EXERCISE DIRECTIONS → Spot every line with the word "this" and return it.

ENTRIES →
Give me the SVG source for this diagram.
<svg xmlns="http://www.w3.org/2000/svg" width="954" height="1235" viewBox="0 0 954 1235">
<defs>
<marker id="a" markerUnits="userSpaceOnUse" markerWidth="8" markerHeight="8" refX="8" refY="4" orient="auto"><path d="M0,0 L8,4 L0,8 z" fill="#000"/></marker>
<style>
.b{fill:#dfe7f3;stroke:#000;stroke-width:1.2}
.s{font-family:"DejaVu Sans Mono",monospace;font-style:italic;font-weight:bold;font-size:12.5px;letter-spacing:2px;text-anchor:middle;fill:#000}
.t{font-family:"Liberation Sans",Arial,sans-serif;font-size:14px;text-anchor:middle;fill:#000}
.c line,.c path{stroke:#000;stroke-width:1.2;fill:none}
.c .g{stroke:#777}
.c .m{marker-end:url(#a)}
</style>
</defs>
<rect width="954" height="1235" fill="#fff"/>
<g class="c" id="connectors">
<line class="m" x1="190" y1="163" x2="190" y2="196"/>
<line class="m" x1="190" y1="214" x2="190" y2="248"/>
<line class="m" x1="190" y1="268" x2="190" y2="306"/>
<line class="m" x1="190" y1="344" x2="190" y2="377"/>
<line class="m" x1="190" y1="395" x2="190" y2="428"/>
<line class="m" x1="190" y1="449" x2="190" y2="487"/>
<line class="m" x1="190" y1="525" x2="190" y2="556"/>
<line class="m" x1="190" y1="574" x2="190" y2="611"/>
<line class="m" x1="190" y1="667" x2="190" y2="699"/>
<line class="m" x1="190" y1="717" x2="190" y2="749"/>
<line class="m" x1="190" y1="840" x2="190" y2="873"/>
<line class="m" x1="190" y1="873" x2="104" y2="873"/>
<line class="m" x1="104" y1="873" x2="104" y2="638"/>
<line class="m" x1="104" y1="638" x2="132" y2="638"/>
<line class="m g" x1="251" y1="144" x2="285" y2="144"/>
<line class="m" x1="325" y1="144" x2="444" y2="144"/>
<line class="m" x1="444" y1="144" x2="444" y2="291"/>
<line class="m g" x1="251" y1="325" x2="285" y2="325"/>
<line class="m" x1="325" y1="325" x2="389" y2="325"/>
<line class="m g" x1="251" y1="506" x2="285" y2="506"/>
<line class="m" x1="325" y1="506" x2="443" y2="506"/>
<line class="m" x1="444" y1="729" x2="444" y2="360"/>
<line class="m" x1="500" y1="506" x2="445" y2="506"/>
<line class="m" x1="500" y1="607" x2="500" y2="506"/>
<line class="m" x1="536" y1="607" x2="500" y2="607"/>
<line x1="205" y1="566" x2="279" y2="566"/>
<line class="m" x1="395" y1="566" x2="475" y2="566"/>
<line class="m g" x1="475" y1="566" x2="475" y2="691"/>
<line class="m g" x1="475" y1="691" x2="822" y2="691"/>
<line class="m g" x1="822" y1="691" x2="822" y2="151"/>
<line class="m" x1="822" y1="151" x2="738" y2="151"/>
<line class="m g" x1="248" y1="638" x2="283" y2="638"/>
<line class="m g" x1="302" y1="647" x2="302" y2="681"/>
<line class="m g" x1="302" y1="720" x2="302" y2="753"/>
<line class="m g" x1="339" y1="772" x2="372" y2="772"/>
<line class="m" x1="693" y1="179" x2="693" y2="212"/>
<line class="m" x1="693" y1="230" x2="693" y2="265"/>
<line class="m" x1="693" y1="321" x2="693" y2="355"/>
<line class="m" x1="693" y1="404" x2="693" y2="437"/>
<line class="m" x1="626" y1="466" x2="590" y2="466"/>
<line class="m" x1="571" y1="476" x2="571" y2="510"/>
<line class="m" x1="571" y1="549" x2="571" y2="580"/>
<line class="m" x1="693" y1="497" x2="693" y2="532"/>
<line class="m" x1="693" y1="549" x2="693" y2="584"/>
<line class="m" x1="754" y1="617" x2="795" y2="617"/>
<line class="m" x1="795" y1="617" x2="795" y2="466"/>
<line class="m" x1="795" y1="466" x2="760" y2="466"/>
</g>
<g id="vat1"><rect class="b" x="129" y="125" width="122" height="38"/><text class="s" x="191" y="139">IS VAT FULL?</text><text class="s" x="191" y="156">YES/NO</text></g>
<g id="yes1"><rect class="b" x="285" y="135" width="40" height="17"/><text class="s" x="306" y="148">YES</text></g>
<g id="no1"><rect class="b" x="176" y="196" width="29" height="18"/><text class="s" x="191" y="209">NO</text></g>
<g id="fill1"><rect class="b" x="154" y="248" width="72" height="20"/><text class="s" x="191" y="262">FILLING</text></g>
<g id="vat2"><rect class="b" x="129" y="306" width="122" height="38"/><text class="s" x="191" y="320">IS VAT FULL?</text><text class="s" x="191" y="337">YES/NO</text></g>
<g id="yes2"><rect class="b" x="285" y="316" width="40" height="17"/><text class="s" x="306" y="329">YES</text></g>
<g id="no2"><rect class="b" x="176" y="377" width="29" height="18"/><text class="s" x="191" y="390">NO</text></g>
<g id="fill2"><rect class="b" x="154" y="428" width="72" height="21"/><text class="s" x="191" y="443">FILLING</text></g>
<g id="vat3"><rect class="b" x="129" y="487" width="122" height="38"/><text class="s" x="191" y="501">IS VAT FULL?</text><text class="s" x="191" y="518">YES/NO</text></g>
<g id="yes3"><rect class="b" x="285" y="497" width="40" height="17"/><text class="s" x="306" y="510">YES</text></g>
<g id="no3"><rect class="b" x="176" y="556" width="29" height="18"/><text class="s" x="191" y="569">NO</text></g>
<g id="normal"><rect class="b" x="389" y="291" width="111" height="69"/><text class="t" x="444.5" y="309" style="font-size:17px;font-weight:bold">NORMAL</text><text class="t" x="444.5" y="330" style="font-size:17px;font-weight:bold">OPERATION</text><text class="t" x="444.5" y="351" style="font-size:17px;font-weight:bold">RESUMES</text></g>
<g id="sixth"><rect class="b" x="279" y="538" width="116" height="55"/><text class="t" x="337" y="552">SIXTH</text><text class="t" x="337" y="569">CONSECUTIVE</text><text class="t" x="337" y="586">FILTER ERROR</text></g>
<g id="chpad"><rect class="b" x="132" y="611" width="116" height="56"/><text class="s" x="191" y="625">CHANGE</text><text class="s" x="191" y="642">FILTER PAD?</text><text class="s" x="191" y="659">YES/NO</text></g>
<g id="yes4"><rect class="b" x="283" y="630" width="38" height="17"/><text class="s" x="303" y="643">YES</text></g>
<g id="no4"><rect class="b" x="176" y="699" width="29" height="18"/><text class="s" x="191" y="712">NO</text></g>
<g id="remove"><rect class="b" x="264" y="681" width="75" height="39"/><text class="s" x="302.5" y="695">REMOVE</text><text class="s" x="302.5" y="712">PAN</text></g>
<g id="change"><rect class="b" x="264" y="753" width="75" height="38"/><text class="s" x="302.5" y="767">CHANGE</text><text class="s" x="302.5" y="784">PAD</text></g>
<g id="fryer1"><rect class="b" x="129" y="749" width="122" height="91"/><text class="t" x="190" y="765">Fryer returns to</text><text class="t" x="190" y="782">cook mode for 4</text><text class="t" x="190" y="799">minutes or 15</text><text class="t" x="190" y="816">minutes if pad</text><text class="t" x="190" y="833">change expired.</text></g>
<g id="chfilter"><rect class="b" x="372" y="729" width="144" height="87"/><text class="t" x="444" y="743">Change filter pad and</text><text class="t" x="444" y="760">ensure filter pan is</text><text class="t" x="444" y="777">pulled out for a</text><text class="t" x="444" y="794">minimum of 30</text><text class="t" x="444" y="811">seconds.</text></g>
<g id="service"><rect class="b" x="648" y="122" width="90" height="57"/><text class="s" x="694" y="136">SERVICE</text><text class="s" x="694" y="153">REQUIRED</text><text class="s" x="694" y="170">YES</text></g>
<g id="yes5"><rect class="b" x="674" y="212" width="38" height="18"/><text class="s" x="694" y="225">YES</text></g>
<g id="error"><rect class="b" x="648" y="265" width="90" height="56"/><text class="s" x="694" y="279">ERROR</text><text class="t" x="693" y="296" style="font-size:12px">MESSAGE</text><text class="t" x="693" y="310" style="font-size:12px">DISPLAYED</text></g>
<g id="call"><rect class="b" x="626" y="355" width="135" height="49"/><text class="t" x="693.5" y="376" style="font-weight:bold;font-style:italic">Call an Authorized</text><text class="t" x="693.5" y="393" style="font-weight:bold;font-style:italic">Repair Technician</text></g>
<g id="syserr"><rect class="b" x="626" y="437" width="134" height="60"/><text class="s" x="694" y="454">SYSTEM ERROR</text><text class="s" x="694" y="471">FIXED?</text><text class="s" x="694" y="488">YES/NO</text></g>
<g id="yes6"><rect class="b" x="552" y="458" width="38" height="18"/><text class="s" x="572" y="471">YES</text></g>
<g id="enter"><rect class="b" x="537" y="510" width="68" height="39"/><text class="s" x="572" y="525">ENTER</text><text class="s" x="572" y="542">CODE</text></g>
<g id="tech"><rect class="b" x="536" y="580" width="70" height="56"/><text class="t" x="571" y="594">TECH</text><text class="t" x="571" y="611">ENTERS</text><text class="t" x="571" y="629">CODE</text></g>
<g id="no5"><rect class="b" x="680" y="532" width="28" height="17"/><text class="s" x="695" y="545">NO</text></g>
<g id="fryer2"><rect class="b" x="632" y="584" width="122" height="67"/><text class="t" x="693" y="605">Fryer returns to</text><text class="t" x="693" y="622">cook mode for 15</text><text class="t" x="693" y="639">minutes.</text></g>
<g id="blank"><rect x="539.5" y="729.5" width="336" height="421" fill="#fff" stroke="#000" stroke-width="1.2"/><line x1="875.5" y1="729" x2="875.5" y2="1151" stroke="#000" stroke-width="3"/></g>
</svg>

--

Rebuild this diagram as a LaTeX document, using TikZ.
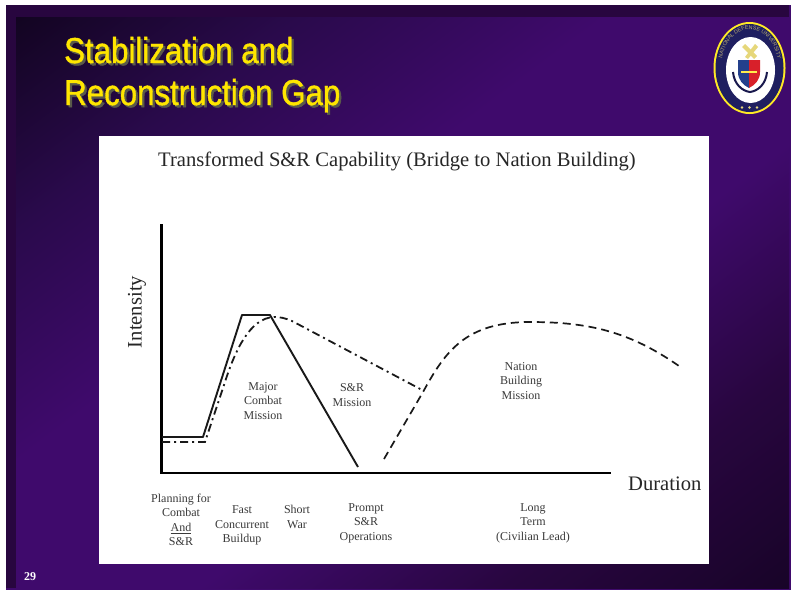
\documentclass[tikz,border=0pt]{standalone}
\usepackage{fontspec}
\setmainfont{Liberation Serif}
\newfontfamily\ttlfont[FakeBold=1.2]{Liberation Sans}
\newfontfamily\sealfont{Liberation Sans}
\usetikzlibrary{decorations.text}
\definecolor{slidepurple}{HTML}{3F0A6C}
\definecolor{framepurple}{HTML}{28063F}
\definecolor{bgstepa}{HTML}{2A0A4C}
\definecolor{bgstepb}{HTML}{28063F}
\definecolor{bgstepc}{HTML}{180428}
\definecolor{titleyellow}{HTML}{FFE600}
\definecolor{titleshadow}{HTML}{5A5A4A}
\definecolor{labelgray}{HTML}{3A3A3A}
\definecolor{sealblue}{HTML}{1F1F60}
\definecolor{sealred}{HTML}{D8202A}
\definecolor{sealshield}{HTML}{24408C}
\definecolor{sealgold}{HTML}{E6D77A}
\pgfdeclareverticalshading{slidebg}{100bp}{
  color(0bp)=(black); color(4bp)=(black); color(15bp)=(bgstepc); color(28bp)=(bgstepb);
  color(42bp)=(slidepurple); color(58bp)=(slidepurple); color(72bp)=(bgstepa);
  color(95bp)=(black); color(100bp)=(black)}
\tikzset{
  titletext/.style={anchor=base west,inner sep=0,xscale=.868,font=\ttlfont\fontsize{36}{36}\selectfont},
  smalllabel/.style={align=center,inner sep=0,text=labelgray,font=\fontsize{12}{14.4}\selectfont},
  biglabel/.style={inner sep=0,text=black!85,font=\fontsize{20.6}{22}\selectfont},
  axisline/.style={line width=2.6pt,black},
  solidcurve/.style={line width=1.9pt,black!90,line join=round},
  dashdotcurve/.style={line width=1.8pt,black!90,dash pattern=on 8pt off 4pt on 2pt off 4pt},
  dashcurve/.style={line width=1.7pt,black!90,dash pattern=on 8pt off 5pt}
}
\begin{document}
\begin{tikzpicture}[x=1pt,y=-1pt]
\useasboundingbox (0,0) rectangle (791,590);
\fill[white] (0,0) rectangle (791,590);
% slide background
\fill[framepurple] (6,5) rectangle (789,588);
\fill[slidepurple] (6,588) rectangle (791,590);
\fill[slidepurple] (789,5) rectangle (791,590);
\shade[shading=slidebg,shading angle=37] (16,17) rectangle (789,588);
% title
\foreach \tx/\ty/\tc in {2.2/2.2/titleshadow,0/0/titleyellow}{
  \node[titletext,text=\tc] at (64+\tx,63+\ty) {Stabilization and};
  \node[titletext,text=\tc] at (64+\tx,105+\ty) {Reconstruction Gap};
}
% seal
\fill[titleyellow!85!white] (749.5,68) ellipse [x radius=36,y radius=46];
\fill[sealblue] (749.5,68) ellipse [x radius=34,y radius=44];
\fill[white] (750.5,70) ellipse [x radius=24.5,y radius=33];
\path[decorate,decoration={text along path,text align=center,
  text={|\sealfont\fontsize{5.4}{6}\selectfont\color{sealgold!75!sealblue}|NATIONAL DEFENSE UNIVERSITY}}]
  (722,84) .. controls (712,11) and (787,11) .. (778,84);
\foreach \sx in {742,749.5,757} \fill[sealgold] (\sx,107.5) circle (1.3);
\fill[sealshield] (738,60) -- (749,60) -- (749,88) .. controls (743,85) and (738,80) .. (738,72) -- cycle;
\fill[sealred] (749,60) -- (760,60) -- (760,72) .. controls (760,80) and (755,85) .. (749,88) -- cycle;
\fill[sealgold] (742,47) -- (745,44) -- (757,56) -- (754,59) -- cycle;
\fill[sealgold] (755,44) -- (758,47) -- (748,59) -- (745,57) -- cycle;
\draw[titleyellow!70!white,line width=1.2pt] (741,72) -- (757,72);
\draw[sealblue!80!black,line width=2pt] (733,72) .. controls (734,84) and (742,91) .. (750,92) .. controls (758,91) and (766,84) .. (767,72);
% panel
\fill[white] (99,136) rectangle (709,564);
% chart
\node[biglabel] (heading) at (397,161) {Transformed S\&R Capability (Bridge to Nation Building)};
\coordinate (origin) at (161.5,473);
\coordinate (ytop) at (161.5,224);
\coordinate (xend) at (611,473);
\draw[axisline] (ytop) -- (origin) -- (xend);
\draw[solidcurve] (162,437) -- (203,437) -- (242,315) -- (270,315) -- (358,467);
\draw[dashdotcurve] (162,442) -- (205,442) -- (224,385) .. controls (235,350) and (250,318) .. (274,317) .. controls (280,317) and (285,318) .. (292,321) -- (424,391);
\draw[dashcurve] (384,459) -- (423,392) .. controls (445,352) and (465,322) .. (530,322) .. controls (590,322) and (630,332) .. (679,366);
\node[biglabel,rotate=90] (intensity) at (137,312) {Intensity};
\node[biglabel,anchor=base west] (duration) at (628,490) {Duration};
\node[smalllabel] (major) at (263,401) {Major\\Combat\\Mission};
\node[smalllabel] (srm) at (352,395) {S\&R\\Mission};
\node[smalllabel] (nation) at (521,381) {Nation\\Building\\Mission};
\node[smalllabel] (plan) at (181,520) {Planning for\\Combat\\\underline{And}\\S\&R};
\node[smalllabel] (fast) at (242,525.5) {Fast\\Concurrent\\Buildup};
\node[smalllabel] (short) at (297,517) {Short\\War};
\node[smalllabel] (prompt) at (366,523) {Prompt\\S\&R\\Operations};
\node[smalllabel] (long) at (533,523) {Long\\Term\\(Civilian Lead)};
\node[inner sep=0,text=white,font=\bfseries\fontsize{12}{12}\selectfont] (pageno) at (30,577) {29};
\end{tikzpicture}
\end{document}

* * *

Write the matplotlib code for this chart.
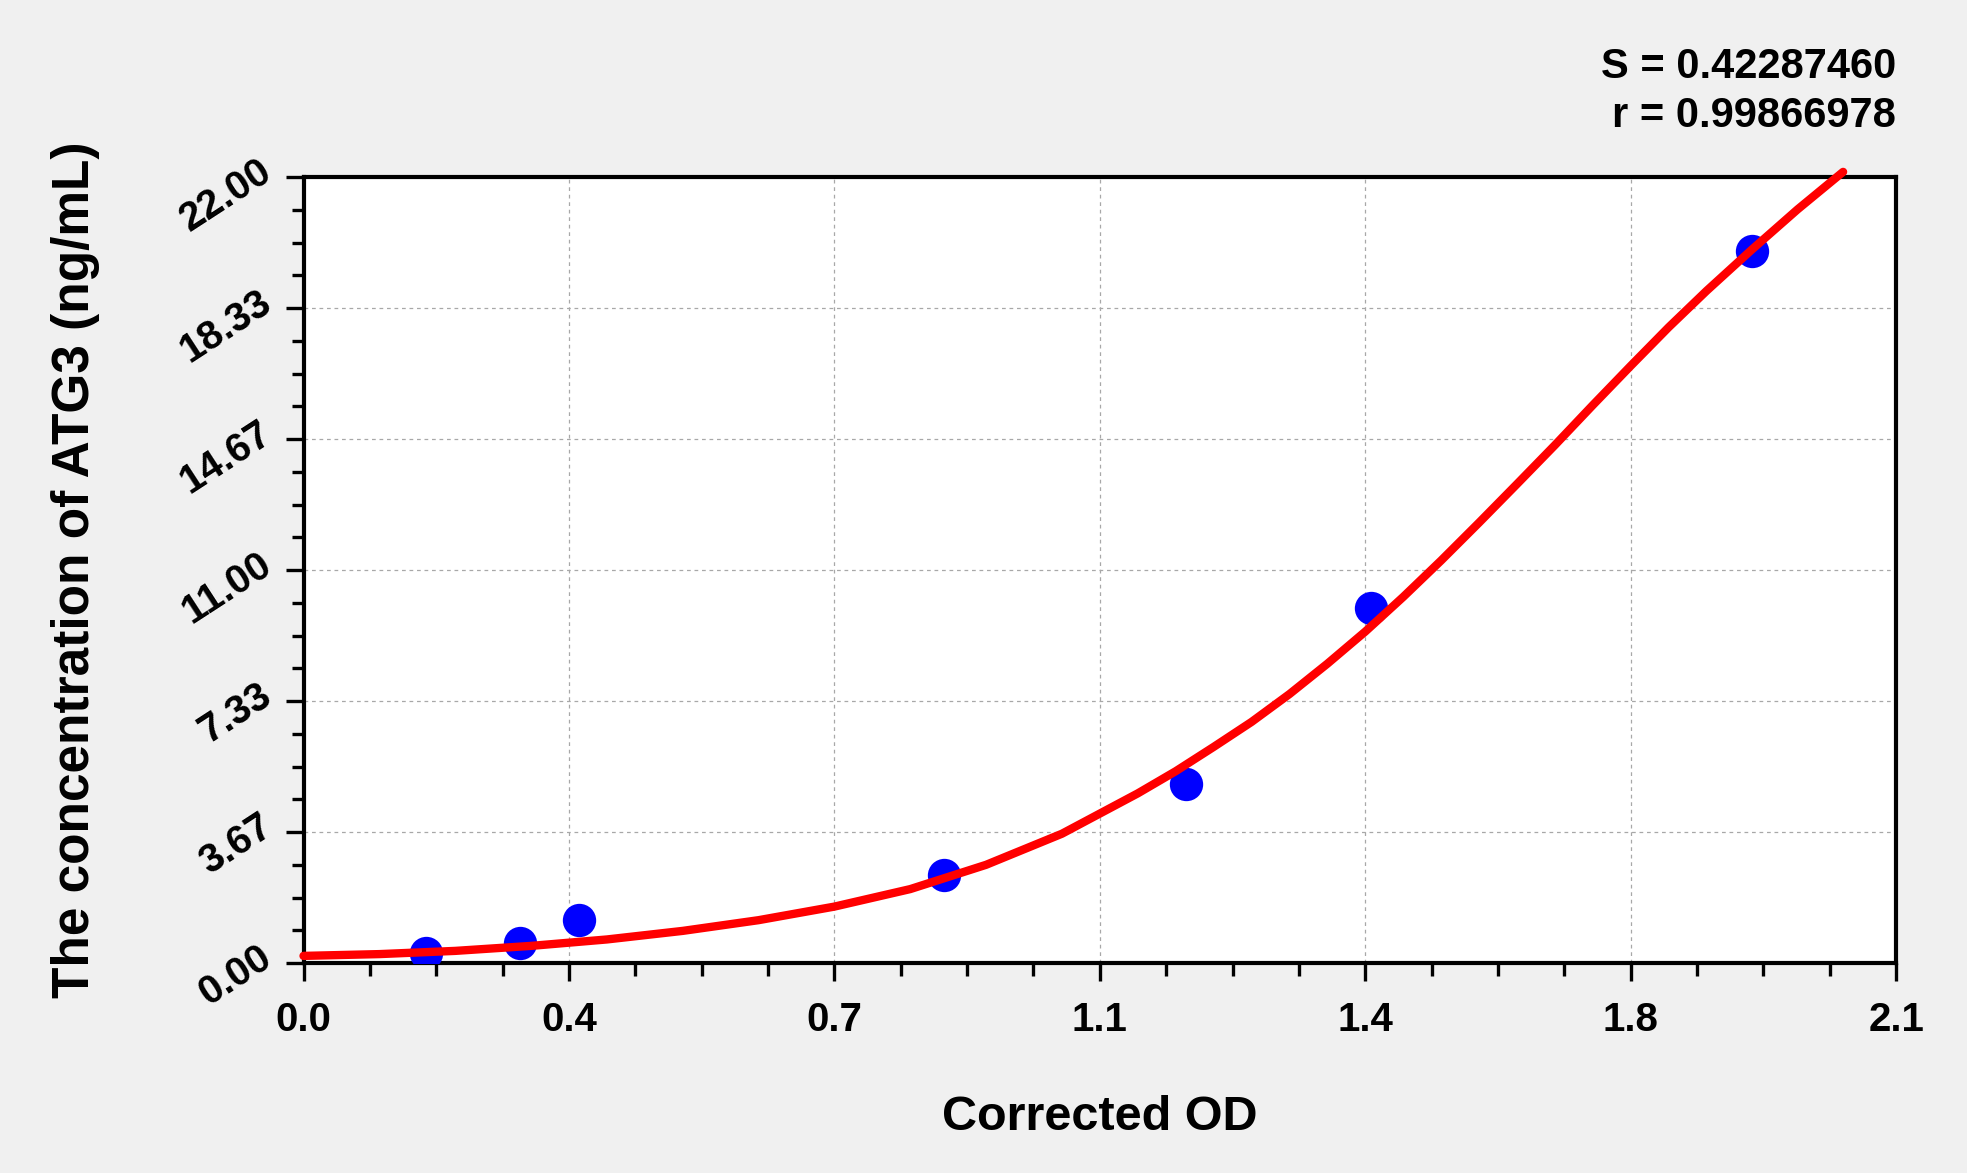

PROBLEM SOLUTION →
Give me the SVG source for this diagram.
Rebuild this diagram as a LaTeX document, using TikZ.
Write the matplotlib code for this chart.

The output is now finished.